GOAL OF THE EXERCISE: Pictures excluded, return the lines below from the first through the line holding "import matplotlib.pyplot as plt".

DATA BLOCK:
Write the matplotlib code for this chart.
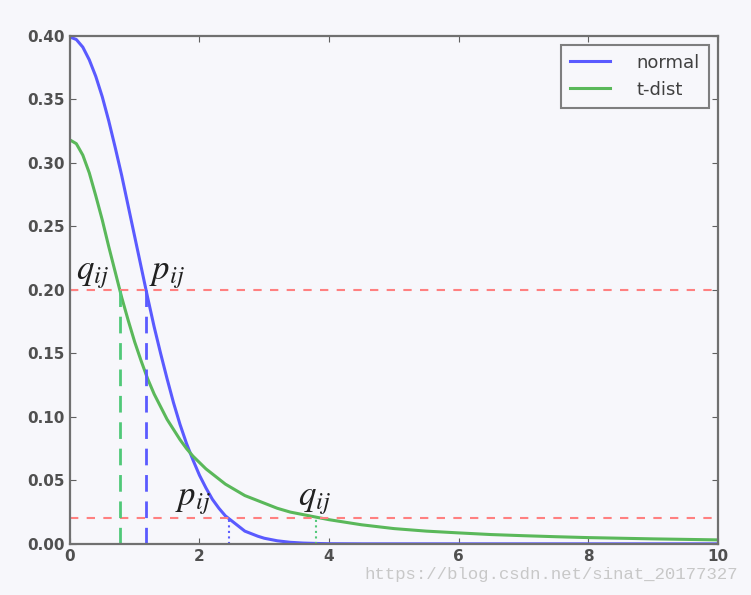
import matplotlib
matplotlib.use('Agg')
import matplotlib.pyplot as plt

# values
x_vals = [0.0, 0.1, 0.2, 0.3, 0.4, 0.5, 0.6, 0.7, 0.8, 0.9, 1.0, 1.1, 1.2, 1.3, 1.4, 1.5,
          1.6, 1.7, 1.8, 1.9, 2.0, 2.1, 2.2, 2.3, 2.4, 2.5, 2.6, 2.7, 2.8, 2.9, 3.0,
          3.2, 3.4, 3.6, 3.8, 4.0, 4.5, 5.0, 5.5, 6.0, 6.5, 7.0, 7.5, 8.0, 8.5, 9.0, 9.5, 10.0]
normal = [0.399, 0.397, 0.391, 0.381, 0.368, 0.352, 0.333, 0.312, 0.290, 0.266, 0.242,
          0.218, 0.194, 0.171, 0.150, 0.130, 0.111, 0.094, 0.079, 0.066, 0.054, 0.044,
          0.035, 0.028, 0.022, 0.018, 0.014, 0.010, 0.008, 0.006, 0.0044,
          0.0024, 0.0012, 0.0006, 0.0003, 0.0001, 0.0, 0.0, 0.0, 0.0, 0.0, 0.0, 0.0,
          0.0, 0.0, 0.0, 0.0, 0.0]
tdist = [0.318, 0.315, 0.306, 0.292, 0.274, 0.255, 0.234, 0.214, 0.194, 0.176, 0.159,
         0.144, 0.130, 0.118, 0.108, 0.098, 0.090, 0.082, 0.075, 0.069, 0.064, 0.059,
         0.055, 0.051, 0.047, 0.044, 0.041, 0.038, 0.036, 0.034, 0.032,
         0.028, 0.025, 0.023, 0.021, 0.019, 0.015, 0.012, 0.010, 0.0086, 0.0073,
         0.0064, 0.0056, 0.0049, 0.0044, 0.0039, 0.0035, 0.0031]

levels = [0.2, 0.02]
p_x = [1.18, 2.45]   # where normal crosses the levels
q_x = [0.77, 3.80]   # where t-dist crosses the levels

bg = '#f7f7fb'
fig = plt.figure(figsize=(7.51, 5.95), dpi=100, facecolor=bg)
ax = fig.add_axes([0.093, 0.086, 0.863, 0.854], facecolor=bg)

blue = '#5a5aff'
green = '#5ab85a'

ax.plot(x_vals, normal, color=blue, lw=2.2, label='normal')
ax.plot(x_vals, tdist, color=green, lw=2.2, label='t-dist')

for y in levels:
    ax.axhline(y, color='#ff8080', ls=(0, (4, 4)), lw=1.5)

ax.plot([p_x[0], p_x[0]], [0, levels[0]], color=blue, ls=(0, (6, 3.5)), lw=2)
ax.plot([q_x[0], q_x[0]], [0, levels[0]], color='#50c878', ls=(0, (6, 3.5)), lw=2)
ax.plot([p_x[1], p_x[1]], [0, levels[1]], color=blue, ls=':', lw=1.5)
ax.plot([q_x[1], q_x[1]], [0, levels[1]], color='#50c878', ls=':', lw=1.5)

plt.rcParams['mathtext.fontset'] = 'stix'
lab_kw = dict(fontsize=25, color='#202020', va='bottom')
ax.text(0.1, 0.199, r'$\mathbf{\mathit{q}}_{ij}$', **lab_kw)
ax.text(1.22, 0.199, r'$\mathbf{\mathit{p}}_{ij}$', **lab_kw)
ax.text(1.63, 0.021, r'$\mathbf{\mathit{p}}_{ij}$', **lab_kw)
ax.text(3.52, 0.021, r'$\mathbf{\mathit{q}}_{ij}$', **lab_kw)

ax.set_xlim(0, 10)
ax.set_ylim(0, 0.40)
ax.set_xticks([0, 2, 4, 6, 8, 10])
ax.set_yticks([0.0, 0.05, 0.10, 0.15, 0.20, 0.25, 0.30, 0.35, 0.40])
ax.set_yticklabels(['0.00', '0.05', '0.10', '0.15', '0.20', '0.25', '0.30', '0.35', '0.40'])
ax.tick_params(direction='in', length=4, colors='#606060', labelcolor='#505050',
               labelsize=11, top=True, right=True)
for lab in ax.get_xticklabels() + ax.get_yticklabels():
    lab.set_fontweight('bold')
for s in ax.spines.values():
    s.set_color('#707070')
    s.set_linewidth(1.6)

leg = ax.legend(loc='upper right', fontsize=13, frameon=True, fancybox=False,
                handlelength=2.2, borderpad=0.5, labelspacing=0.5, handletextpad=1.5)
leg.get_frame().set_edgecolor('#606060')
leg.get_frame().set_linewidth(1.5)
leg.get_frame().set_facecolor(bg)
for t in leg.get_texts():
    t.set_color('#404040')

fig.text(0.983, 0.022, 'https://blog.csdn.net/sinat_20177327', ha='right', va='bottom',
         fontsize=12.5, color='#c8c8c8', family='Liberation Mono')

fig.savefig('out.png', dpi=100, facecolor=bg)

RESULT OF THIS EXERCISE:
Write the matplotlib code for this chart.
import matplotlib
matplotlib.use('Agg')
import matplotlib.pyplot as plt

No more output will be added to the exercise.